O ministério do meio ambiente alemão, o governo de Fiji e muitas outras agências governamentais votaram a favor da proposta, de acordo com o DSCC. O Reino Unido foi um dos países que se absteve de votar.
A proposta apela a todos os membros estaduais que apoiem uma moratória sobre a mineração em alto mar até que sejam realizadas avaliações de impacto rigorosas e transparentes, os riscos sociais, culturais e econômicos sejam compreendidos e a proteção do meio ambiente marinho seja assegurada. Ela também estimula os estados a promoverem a reforma da Autoridade Internacional dos Fundos Marinhos (ISA, da sigla em inglês) para garantir a transparência e a responsabilidade ambiental do processo de tomada de decisão e da regulamentação.
Cerca de 167 países, além da União Europeia, são membros da ISA, uma autoridade multi-agência estabelecida nos termos da convenção da ONU sobre o direito do mar. O corpo está a debater se deve começar a licenciar a mineração comercial do fundo do mar dentro de apenas dois anos.
Charles Clover, o diretor executivo da caridade de conservação marinha, Blue Marine Foundation, disse: “A Autoridade Internacional dos Fundos Marinhos está tão escondida da opinião pública que a mineração em alto mar, com pouca investigação de suas consequências ambientais, foi autorizada a progredir a ponto de começar em apenas dois anos. O voto esmagador nesta moção da UICN é uma expressão do que o mundo realmente quer – uma moratória sobre a mineração em alto mar. A ISA agora precisa levar isso muito a sério.”
Organizações conservacionistas, incluindo a UICN, têm apontado o conflito de interesses no coração da ISA. O seu duplo mandato, no sentido de “promover o desenvolvimento de minerais de profundidade, garantindo ao mesmo tempo que este desenvolvimento não é prejudicial para o ambiente”, levou a apelos da IUCN e de outros para uma “melhor supervisão” por parte da comunidade internacional para garantir a proteção da vida marinha.
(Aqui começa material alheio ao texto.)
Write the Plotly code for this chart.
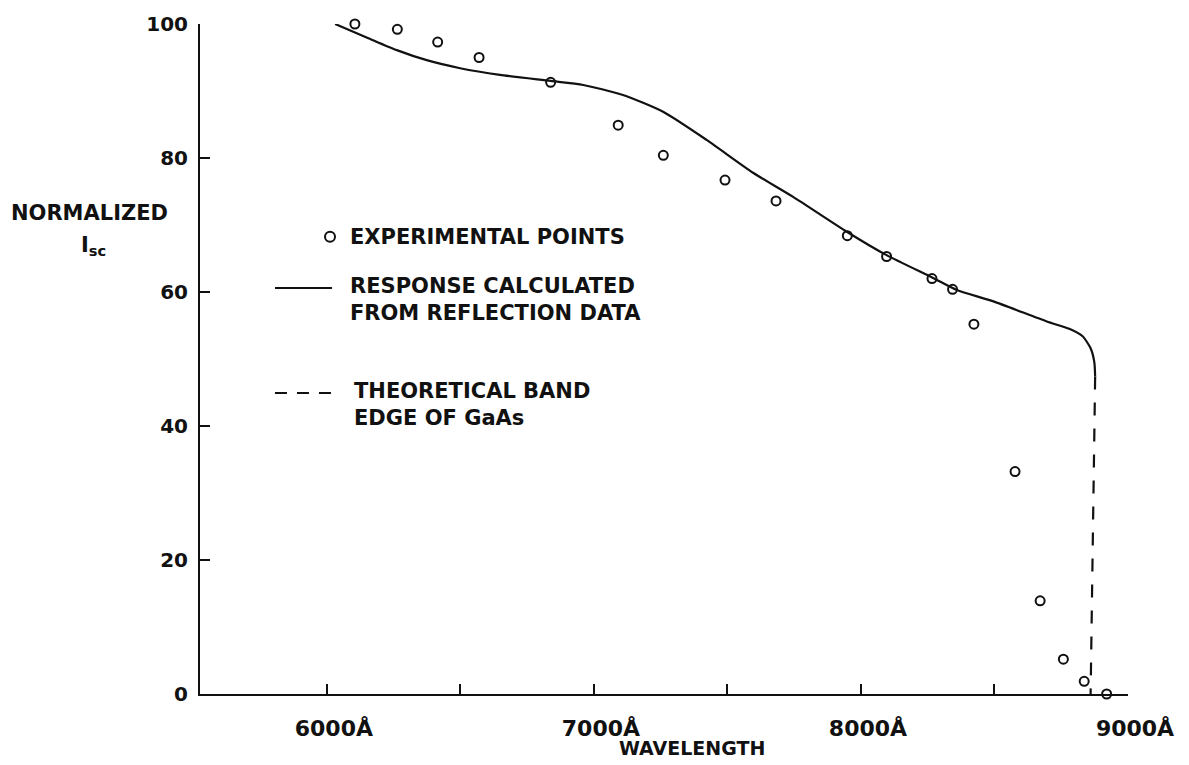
import plotly.graph_objects as go

# Measured short-circuit current (wavelength in Å, normalized Isc)
wl_exp = [6105, 6264, 6415, 6570, 6838, 7091, 7260, 7491, 7682, 7949,
          8096, 8266, 8343, 8423, 8577, 8671, 8758, 8836, 8920]
isc_exp = [100.0, 99.2, 97.3, 95.0, 91.3, 84.9, 80.4, 76.7, 73.6, 68.4,
           65.3, 62.0, 60.4, 55.2, 33.2, 13.9, 5.2, 1.9, 0.0]

# Response calculated from reflection data
wl_calc = [6031, 6149, 6262, 6374, 6499, 6648, 6838, 6960, 7109, 7259,
           7422, 7596, 7746, 7947, 8096, 8270, 8359, 8496, 8696, 8780,
           8830, 8860, 8874, 8877]
isc_calc = [100.0, 98.0, 96.1, 94.6, 93.4, 92.4, 91.5, 90.9, 89.4, 86.9,
            82.7, 77.8, 74.2, 69.0, 65.5, 62.1, 60.3, 58.6, 55.6, 54.5,
            53.4, 51.6, 49.5, 47.4]

# Theoretical band edge of GaAs
wl_edge = [8877, 8860]
isc_edge = [47.4, 0.0]

# Axis ticks
x_tick_vals = [6000, 7000, 8000, 9000]
x_tick_text = ["6000Å", "7000Å", "8000Å", "9000Å"]
x_minor_vals = [6500, 7500, 8500]
y_tick_vals = [0, 20, 40, 60, 80, 100]
y_tick_text = ["0", "20", "40", "60", "80", "100"]

INK = "#111111"
FONT = "DejaVu Sans"

fig = go.Figure()

fig.add_trace(go.Scatter(
    x=wl_calc, y=isc_calc, mode="lines",
    line=dict(color=INK, width=2.2, shape="spline", smoothing=0.6),
    cliponaxis=False, showlegend=False,
))
fig.add_trace(go.Scatter(
    x=wl_edge, y=isc_edge, mode="lines",
    line=dict(color=INK, width=2.2, dash="13px,13px"),
    cliponaxis=False, showlegend=False,
))
fig.add_trace(go.Scatter(
    x=wl_exp, y=isc_exp, mode="markers",
    marker=dict(symbol="circle-open", size=9, color=INK, line=dict(width=2, color=INK)),
    cliponaxis=False, showlegend=False,
))

bold = dict(family=FONT, color=INK, weight="bold")

# Key drawn beside the curves
fig.add_shape(type="circle", xref="paper", yref="paper",
              xsizemode="pixel", ysizemode="pixel",
              xanchor=0.1401, yanchor=0.6825, x0=-5, x1=5, y0=-5, y1=5,
              line=dict(color=INK, width=2))
fig.add_shape(type="line", xref="paper", yref="paper",
              x0=0.0808, x1=0.1422, y0=0.606, y1=0.606,
              line=dict(color=INK, width=2))
fig.add_shape(type="line", xref="paper", yref="paper",
              x0=0.0808, x1=0.1433, y0=0.4493, y1=0.4493,
              line=dict(color=INK, width=2, dash="12px,10px"))

key_text = [
    ("EXPERIMENTAL POINTS", 0.1595, 0.6821),
    ("RESPONSE CALCULATED<br>FROM REFLECTION DATA", 0.1595, 0.5895),
    ("THEORETICAL BAND<br>EDGE OF GaAs", 0.1638, 0.4321),
]
for txt, xp, yp in key_text:
    fig.add_annotation(text=txt, x=xp, y=yp, xref="paper", yref="paper",
                       xanchor="left", yanchor="middle", align="left",
                       showarrow=False, font=dict(size=21, **bold))

# Axis titles
fig.add_annotation(text="NORMALIZED", x=-0.1196, y=0.718, xref="paper", yref="paper",
                   xanchor="center", yanchor="middle", showarrow=False,
                   font=dict(size=21, **bold))
fig.add_annotation(text="I<sub>sc</sub>", x=-0.1153, y=0.668, xref="paper", yref="paper",
                   xanchor="center", yanchor="middle", showarrow=False,
                   font=dict(size=21, **bold))
fig.add_annotation(text="WAVELENGTH", x=0.53, y=-0.081, xref="paper", yref="paper",
                   xanchor="center", yanchor="middle", showarrow=False,
                   font=dict(size=19, **bold))

fig.update_xaxes(
    range=[5525, 9000], showgrid=False, zeroline=False,
    showline=True, linecolor=INK, linewidth=2,
    ticks="inside", ticklen=10, tickwidth=2, tickcolor=INK,
    tickmode="array", tickvals=x_tick_vals, ticktext=x_tick_text,
    minor=dict(ticks="inside", ticklen=10, tickwidth=2, tickcolor=INK,
               tickmode="array", tickvals=x_minor_vals, showgrid=False),
    tickfont=dict(size=22, **bold), ticklabelshift=7, ticklabelstandoff=14,
)
fig.update_yaxes(
    range=[0, 100], showgrid=False, zeroline=False,
    showline=True, linecolor=INK, linewidth=2,
    ticks="inside", ticklen=10, tickwidth=2, tickcolor=INK,
    tickmode="array", tickvals=y_tick_vals, ticktext=y_tick_text,
    tickfont=dict(size=20, **bold), ticklabelstandoff=6,
)

fig.update_layout(
    width=1189, height=765,
    margin=dict(l=200, r=61, t=24, b=71),
    paper_bgcolor="white", plot_bgcolor="white",
    font=dict(family=FONT, color=INK),
    showlegend=False,
)

fig.write_html("out.html")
Em junho, a nação pacífica de Nauru acionou a “regra de dois anos”, referida por alguns como a opção nuclear, que define um prazo de dois anos para o ISA finalizar os regulamentos que regem o setor. Se não puder fazer isso, a ISA é obrigada a permitir que as empresas de mineração comecem a trabalhar de acordo com os regulamentos em vigor no momento.
Há sinais de oposição à corrida para a mineração comercial por parte dos membros da ISA. Em uma carta à ISA em julho, o grupo africano disse que o desencadeamento da regra de dois anos por Nauru era “provavelmente para enfraquecer em vez de facilitar o desenvolvimento de um regime eficaz que incorpore plenamente o princípio de herança comum da humanidade”.
A carta dizia que o regime financeiro “que compensa adequadamente a humanidade por seus recursos” ainda não tinha sido estabelecido. Além disso, o comentário do grupo africano sobre transparência, inspeção, conformidade, fiscalização e danos transfronteiriços ainda não tinha sido incluído no projeto de regulamento, disse.
A proposta de moratória foi patrocinada pela Fauna and Flora International e co-patrocinada pela Fundación MarViva na Costa Rica, Conselho de Defesa de Recursos Naturais, Sylvia Earle Alliance / Mission Blue, Synchronicity Earth, Reino Unido, Wildlands Conservation Trust, África do Sul e o Fundo Mundial para a Natureza.
Um porta-voz do Departamento de Meio Ambiente, Alimentos e Assuntos Rurais do Reino Unido disse: “No Congresso Mundial de Conservação da IUCN, o Reino Unido se absteve de votar a proposta de moratória sobre a mineração em alto mar. Comprometemo-nos a não patrocinar ou apoiar a emissão de quaisquer licenças de exploração para projetos de mineração em águas profundas, a menos e até que haja evidências científicas suficientes sobre o impacto potencial nos ecossistemas de águas profundas – e que estejam em vigor normas e regulamentos ambientais sólidos e aplicáveis.”